Sosyal coğrafyası da İrlanda Denizi’nde başlar ve en kabadayısı Elbe nehrinde biter. Dolayısıyla, velev ki Avrupa ABD’nin, Kanada’nın veya Şili’nin doğu yönünde kalsın, onların Batılılığı ancak yeni ahalinin yine Eski Kıta muhaciri olmasından kaynaklanır.
Ancak bu “avro-merkezçi” yaklaşım “Batı nedir” sorusunu yine tam cevaplamıyor.
* * *
CEVAPLAMIYOR, çünkü “Batı” tanımını etno?kültürel bir coğrafyayla sınırlamak hem yanıtı eksik bırakıyor, hem de bizzat Kıta sakinlerinin bazıları tarafından kabul görmüyor.
Zira meselâ, 1789 arifesindeki ilk “karşı-devrimci” teorisyen Herder’i veya 1. Savaş ertesindeki “muhafazar devrimci” akımın öncülerinden Spengler veya Jünger’i okursanız, bu çok önemli Alman düşünürlerin Avrupa’yla “Batı” arasına set çektiğini görürsünüz.

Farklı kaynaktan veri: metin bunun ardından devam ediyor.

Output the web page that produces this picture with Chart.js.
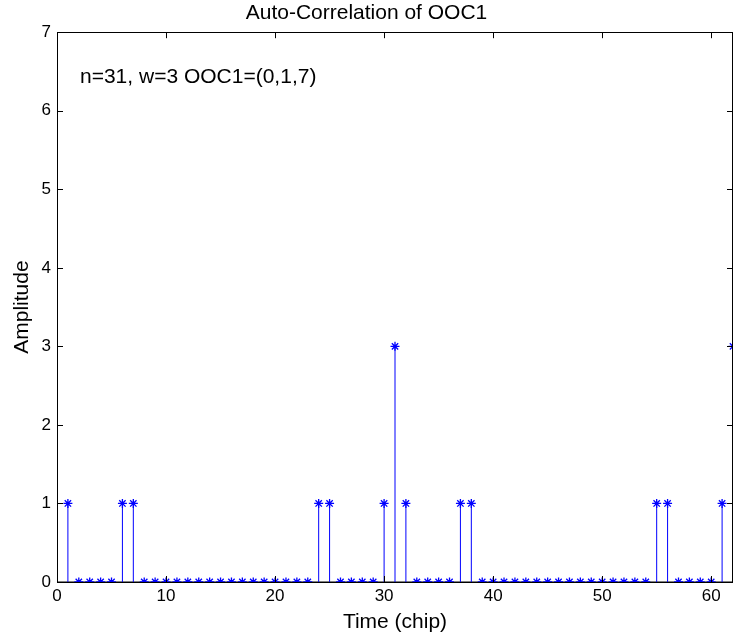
<!DOCTYPE html>
<html>
<head>
<meta charset="utf-8">
<script src="https://cdn.jsdelivr.net/npm/chart.js@4"></script>
<style>
  html, body { margin: 0; padding: 0; background: #fff; }
  #wrap { width: 733px; height: 639px; }
</style>
</head>
<body>
<div id="wrap"><canvas id="acChart" width="733" height="639"></canvas></div>
<script>
// Dados
const chipTimes = [];
for (let t = 1; t <= 62; t++) chipTimes.push(t);
const oneAt = [1, 6, 7, 24, 25, 30, 32, 37, 38, 55, 56, 61];
const threeAt = [31, 62];
const amplitudes = chipTimes.map(t => threeAt.includes(t) ? 3 : (oneAt.includes(t) ? 1 : 0));
const xTicks = [0, 10, 20, 30, 40, 50, 60];
const yTicks = [0, 1, 2, 3, 4, 5, 6, 7];
const baseLine = [0, 62];
const noteText = 'n=31, w=3 OOC1=(0,1,7)';

const FONT = "'Liberation Sans', Arial, sans-serif";
const BLUE = '#0000ff';

// hastes: segmentos verticais separados por lacunas
const stemPoints = [];
chipTimes.forEach((t, i) => {
    stemPoints.push({ x: t, y: 0 });
    stemPoints.push({ x: t, y: amplitudes[i] });
    stemPoints.push({ x: t, y: null });
});

// Moldura e marcas internas estilo MATLAB
const matlabBox = {
    id: 'matlabBox',
    afterDatasetsDraw(chart) {
        const { ctx, chartArea: a, scales } = chart;
        ctx.save();
        ctx.strokeStyle = '#000';
        ctx.lineWidth = 1;
        ctx.beginPath();
        xTicks.forEach(v => {
            const px = Math.round(scales.x.getPixelForValue(v)) + 0.5;
            ctx.moveTo(px, a.bottom); ctx.lineTo(px, a.bottom - 6);
            ctx.moveTo(px, a.top); ctx.lineTo(px, a.top + 6);
        });
        yTicks.forEach(v => {
            const py = Math.round(scales.y.getPixelForValue(v)) + 0.5;
            ctx.moveTo(a.left, py); ctx.lineTo(a.left + 6, py);
            ctx.moveTo(a.right, py); ctx.lineTo(a.right - 6, py);
        });
        ctx.stroke();
        ctx.strokeRect(Math.round(a.left) + 0.5, Math.round(a.top) + 0.5,
            Math.round(a.right - a.left) - 1, Math.round(a.bottom - a.top));
        // texto da anotação
        ctx.fillStyle = '#000';
        ctx.font = '21px ' + FONT;
        ctx.textBaseline = 'alphabetic';
        ctx.fillText(noteText, a.left + 23, a.top + 51);
        ctx.restore();
    }
};

new Chart(document.getElementById('acChart'), {
    type: 'scatter',
    data: {
        datasets: [
            {
                type: 'line',
                data: baseLine.map(x => ({ x: x, y: 0 })),
                borderColor: '#808080',
                borderWidth: 2,
                pointRadius: 0,
                order: 3
            },
            {
                type: 'line',
                data: stemPoints,
                borderColor: BLUE,
                borderWidth: 1,
                pointRadius: 0,
                spanGaps: false,
                order: 2
            },
            {
                data: chipTimes.map((t, i) => ({ x: t, y: amplitudes[i] })),
                pointStyle: 'star',
                pointRadius: 4.5,
                borderColor: BLUE,
                backgroundColor: BLUE,
                pointBorderWidth: 1.3,
                showLine: false,
                order: 1
            }
        ]
    },
    options: {
        responsive: false,
        animation: false,
        events: [],
        layout: { padding: 0, autoPadding: false },
        plugins: {
            legend: { display: false },
            tooltip: { enabled: false },
            title: {
                display: true,
                text: 'Auto-Correlation of OOC1',
                color: '#000',
                font: { family: FONT, size: 21, weight: 'normal', lineHeight: 1.2 },
                padding: { top: 1, bottom: 6 }
            }
        },
        scales: {
            x: {
                type: 'linear',
                min: 0,
                max: 62,
                afterBuildTicks: s => { s.ticks = xTicks.map(v => ({ value: v })); },
                afterFit: s => { s.height = 57; s.paddingLeft = 0; s.paddingRight = 0; },
                grid: { display: false, drawTicks: false },
                border: { display: false },
                ticks: {
                    color: '#000',
                    font: { family: FONT, size: 17 },
                    padding: 4,
                    maxRotation: 0
                },
                title: {
                    display: true,
                    text: 'Time (chip)',
                    color: '#000',
                    font: { family: FONT, size: 21 },
                    padding: { top: 0 }
                }
            },
            y: {
                min: 0,
                max: 7,
                afterBuildTicks: s => { s.ticks = yTicks.map(v => ({ value: v })); },
                afterFit: s => { s.width = 57; },
                grid: { display: false, drawTicks: false },
                border: { display: false },
                ticks: {
                    color: '#000',
                    font: { family: FONT, size: 17 },
                    padding: 6
                },
                title: {
                    display: true,
                    text: 'Amplitude',
                    color: '#000',
                    font: { family: FONT, size: 21 },
                    padding: { top: 10, bottom: 0 }
                }
            }
        }
    },
    plugins: [matlabBox]
});
</script>
</body>
</html>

Onlar Batı kavramını “aydınlanma”yla özdeşleştirirler. “Hakiki Avrupa” saymazlar.
Nitekim de, bu fikirlerden etkilenen Naziler kendilerini yine “Avrupa kurtarıcısı” ilân etmişlerdir ama, Hitler’in nutuklarında, Rosenberg’in zırvalarında yahut Goebbels’in propagandalarında “Batı” sözcüğü daima küfür, beddua ve aşağılama niyetine kullanılır.

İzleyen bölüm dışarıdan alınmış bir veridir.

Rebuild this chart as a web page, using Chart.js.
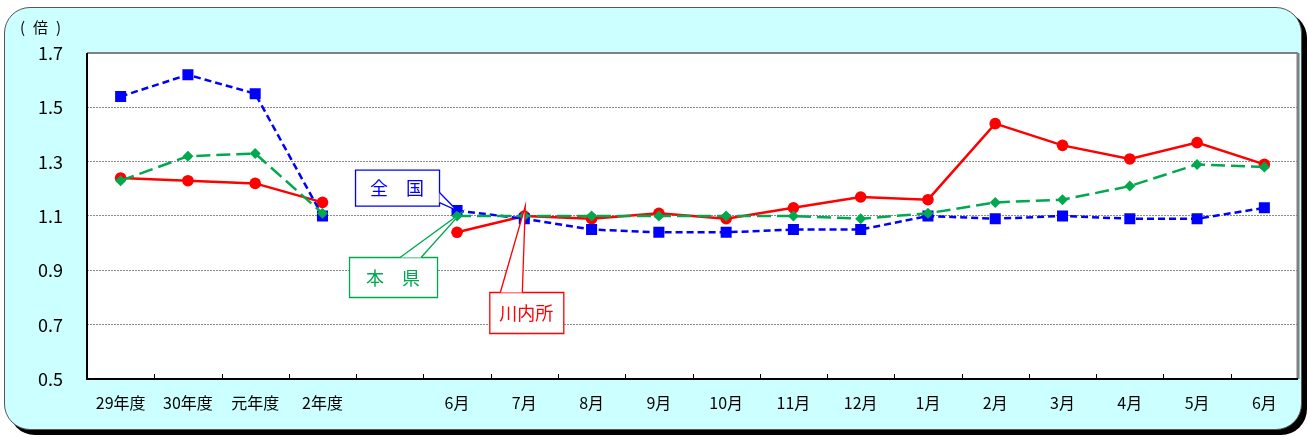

Artı, zaten ne Batı’ya, ne Kıta’ya ait olan Rusya’daki komünist nefreti geçelim, aynı kin Mussolini İtalya’sında da, Franco İspanya’sında da, Salazar Portekiz’inde de vardır.
Hatta düşünün ki bu sonuncu ülke kıtanın en batı ucunda yer almasına rağmen, söz konusu Salazar “biz Batı’nın demokrasi tuzağına düşmeyeceğiz” diye ter ter tepinmiştir.